===== Data for processing =====

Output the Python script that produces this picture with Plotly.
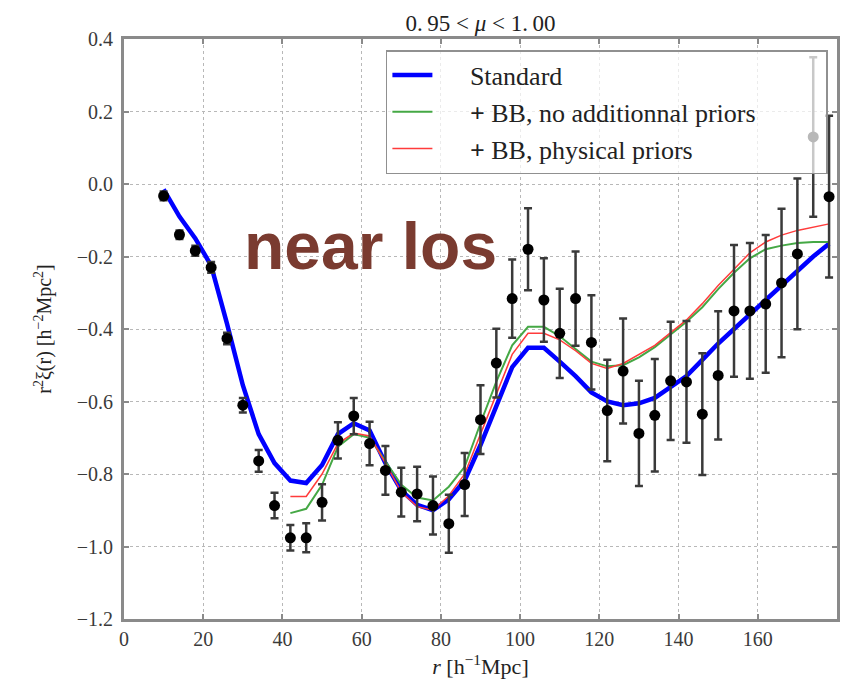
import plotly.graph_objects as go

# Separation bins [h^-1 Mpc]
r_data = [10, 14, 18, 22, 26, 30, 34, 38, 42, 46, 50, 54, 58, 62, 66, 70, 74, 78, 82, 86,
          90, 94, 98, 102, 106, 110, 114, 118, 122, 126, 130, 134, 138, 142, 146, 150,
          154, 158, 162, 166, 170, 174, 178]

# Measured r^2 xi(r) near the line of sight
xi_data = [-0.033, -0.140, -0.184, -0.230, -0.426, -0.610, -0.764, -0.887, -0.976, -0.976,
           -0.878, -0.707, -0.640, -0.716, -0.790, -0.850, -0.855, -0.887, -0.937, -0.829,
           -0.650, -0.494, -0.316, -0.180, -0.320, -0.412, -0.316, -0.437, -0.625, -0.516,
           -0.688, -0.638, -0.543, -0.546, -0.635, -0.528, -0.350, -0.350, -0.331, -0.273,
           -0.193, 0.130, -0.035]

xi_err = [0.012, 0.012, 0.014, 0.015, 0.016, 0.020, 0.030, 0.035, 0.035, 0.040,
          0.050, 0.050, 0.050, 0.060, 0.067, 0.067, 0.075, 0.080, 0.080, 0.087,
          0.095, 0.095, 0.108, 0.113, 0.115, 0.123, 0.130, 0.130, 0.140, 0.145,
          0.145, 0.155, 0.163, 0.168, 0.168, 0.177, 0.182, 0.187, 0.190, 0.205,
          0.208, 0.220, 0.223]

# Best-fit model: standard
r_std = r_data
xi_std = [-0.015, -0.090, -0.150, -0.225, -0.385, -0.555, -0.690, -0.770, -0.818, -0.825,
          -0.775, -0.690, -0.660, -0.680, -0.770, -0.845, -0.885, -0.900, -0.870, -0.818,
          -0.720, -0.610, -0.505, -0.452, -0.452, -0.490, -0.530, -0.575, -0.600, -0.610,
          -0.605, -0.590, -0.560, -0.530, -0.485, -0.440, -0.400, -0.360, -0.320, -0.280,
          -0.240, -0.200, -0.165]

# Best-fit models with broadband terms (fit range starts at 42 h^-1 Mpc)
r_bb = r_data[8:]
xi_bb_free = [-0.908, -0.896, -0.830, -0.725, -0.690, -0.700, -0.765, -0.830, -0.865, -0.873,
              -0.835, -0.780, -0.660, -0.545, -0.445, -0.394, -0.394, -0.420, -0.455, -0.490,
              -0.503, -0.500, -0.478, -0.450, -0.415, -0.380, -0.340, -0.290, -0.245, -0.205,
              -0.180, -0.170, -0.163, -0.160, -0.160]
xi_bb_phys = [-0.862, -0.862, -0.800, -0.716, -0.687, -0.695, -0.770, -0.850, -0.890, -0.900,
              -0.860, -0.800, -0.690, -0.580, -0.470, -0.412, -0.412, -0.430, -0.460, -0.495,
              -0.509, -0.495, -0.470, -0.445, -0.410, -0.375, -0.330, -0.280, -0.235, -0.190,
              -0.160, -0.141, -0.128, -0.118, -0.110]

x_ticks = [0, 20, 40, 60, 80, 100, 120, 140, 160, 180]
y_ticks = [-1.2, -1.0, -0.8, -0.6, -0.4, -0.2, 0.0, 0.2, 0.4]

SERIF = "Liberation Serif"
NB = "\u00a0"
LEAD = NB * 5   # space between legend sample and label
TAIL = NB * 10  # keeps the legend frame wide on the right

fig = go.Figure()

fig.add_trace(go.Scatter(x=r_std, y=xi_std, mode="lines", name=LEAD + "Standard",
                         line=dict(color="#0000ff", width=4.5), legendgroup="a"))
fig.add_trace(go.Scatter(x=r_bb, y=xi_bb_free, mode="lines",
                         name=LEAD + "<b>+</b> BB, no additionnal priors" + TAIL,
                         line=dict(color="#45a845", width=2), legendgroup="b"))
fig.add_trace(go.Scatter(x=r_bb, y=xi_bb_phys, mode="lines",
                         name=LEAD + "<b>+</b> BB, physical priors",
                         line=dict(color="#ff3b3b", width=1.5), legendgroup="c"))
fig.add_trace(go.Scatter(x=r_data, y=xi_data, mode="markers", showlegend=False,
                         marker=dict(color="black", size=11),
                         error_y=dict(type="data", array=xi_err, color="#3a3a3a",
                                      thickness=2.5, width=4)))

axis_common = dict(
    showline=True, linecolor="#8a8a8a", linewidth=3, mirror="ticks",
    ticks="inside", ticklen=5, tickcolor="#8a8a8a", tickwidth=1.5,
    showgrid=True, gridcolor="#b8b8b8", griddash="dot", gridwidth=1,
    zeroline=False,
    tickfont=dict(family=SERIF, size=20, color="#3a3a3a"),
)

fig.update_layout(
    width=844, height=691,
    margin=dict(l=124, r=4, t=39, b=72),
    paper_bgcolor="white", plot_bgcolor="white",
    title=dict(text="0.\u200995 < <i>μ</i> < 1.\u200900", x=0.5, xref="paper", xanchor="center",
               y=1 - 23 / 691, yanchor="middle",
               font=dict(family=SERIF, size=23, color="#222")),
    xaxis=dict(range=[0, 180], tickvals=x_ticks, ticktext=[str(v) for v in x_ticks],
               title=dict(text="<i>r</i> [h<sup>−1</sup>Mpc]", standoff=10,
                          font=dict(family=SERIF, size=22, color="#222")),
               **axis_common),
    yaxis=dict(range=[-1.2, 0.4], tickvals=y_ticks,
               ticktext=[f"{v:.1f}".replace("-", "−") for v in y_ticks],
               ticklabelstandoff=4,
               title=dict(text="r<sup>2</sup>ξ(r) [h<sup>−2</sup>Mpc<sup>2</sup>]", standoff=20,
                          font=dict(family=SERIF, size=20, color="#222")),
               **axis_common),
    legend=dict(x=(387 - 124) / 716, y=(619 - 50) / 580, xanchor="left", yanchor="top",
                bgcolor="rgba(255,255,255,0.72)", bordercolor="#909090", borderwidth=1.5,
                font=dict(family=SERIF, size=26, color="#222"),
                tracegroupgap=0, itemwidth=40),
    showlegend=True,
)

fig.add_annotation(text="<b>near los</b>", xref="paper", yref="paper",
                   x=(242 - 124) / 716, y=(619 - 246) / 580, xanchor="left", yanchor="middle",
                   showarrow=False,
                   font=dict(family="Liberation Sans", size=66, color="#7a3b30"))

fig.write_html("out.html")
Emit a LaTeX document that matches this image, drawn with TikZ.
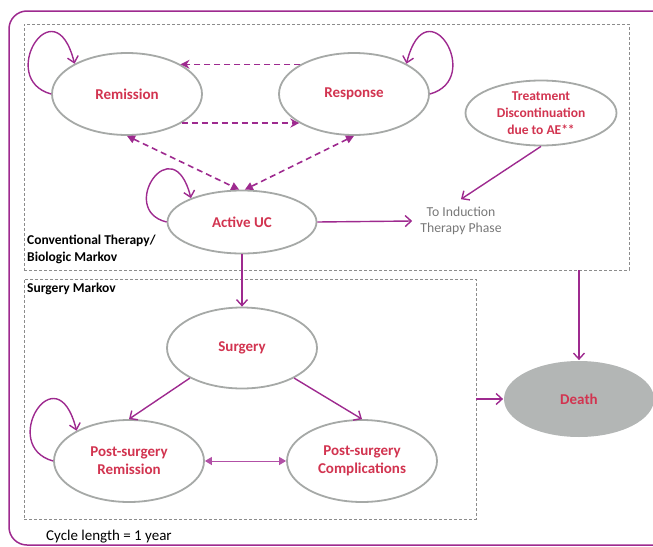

=====

# What is being asked
Exactly and only the lines from the top of the records down to the line containing "154, 158, 162, 166, 170, 174, 178]" should be transcribed, please, without the pictures.

# The output
Output the Python script that produces this picture with Plotly.
import plotly.graph_objects as go

# Separation bins [h^-1 Mpc]
r_data = [10, 14, 18, 22, 26, 30, 34, 38, 42, 46, 50, 54, 58, 62, 66, 70, 74, 78, 82, 86,
          90, 94, 98, 102, 106, 110, 114, 118, 122, 126, 130, 134, 138, 142, 146, 150,
          154, 158, 162, 166, 170, 174, 178]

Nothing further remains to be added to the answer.